Vladimir Milošević took part in many other important music festivals in Serbia, such as the Fifth International Piano Fest in Subotica, LEDAMUS Festival in Leskovac, Ravanelius Music Festival in Ćuprija, and NIMUS Festival in Niš. He is actively performing in international music festivals in North Macedonia (Ohrid Summer Festival), Arsana Festival in Slovenia, “Dani Vlade Miloševića” Festival in Bosnia and Herzegovina, “Dani Muzike” Festival and KotorArt International Festival in Montenegro, and “Marco Polo” Festival and Večeri na Griču in Croatia.

===Chamber music===
Milošević is an active chamber musician, performing regularly with Serbian violinist Stefan Milenkovich in Serbia, Montenegro, Croatia, Slovenia, Bosnia and Herzegovina, North Macedonia, and Italy. He also often performs with Serbian cellist Dragan Djordjević, with whom he toured Serbia, Montenegro, and Croatia. In April 2013 they performed at the Mariinsky Theatre in Saint Petersburg for the International Piano Festival “Contemporary Piano Faces.”

He also collaborated with other musicians throughout Europe, such as flutists János Bálint, Dejan Gavrić, and Katarina Milošević (his sister), violinists Roman Simović, Eric Crambes, and Anyango Yarbo-Davenport, cellists Tim Hugh and Dmitry Prokofiev (performing in Serbia, Montenegro, and Belgium).
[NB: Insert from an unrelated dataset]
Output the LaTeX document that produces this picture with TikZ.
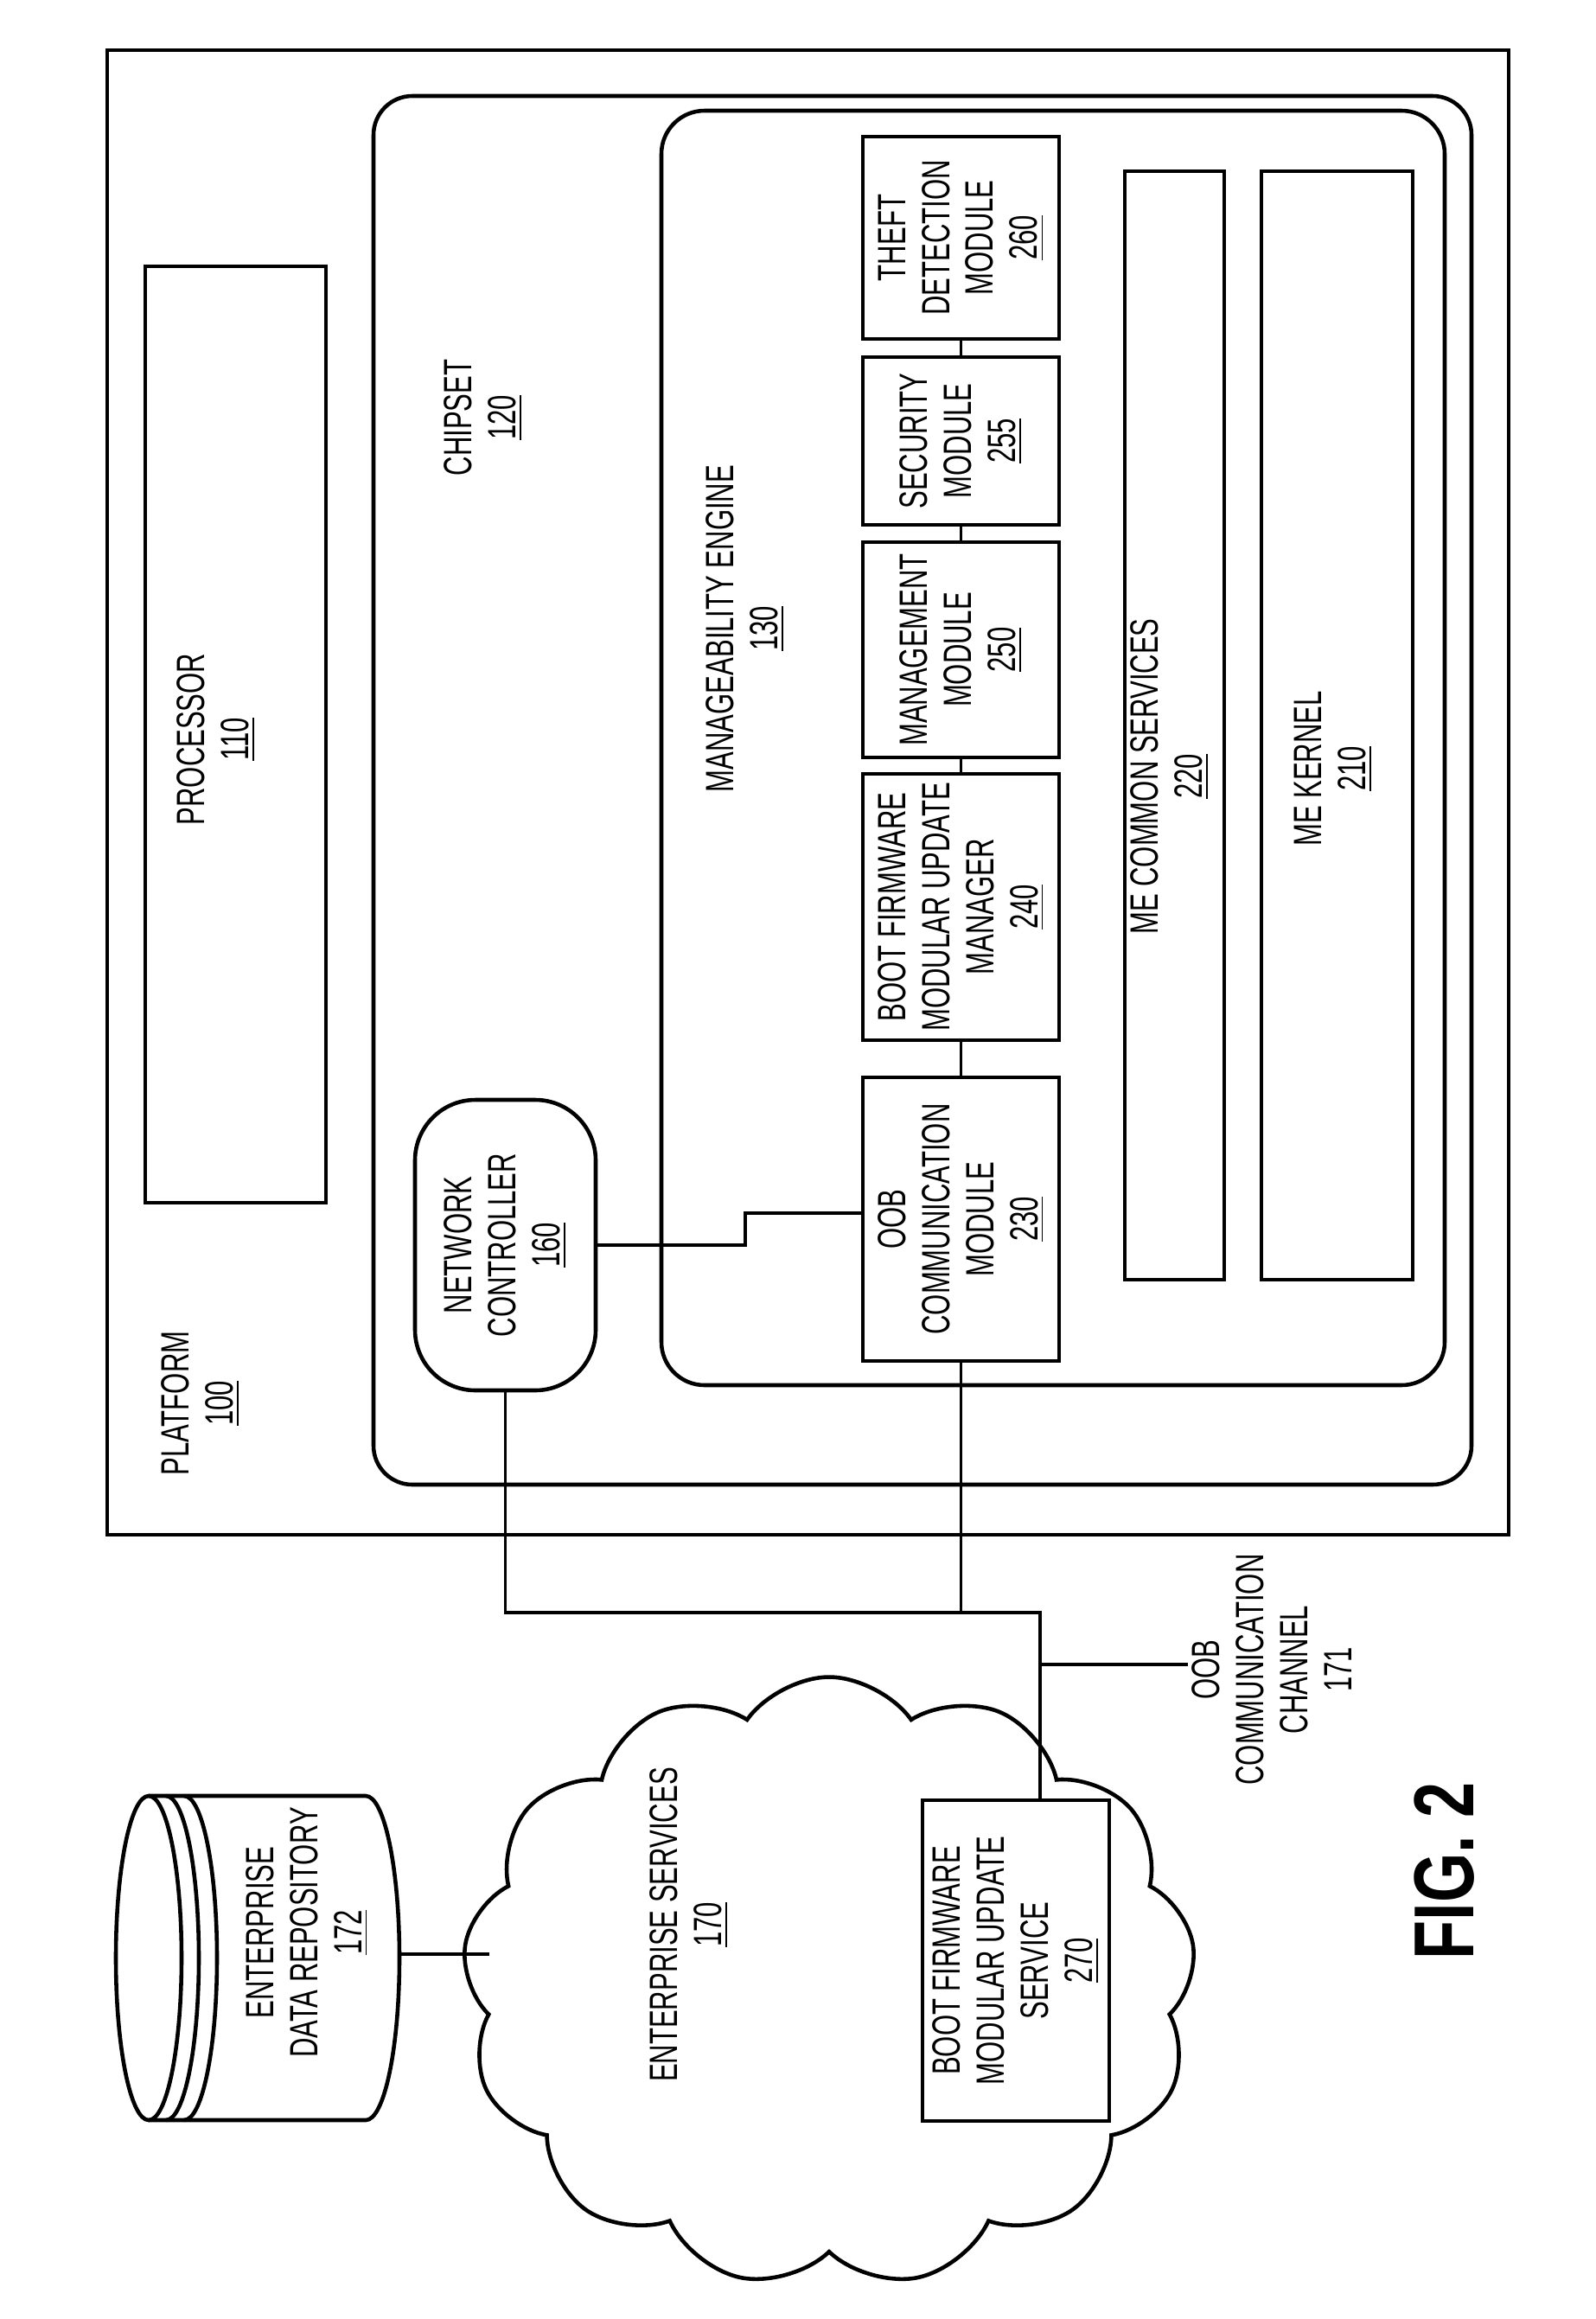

At Semaines musicales festival in Crans-Montana (2006) Switzerland, Milošević performed piano duo with Michel Dalberto, and at the festival Les pianos de nouveau siècle in Lille, he performed as one of the soloists in Mozart's Concerto for three pianos in F major, No. 7, K. 242 together with Michel Dalberto and Jean-Bernard Pommier, and the Orchestre symphonique de Bretagne.

==Academia==
Vladimir Milošević is Professor of Piano at the University of Arts in Belgrade, Serbia, the post he has held since 2005.

Milošević is also a celebrated piano pedagogue, who has given master classes in Europe, the Americas, and Australia. In 2019, he was on faculty of the Sixth Season of the Global Summer Institute of Music at the Virginia Commonwealth University (Richmond, Virginia), followed by a series of master classes at Emory University (Atlanta, Georgia).

Milošević frequently serves as a judge in international piano competitions, including Pjeter Gaci International Piano Competition (Shkodër, Albania), International Piano Competition Torneo Internazionale di Musica (Paris, France), International Piano Competition Davorin Jenko (Serbia), Emory University Young Artist Piano Competition (Atlanta, USA), and numerous national and international competitions in Serbia.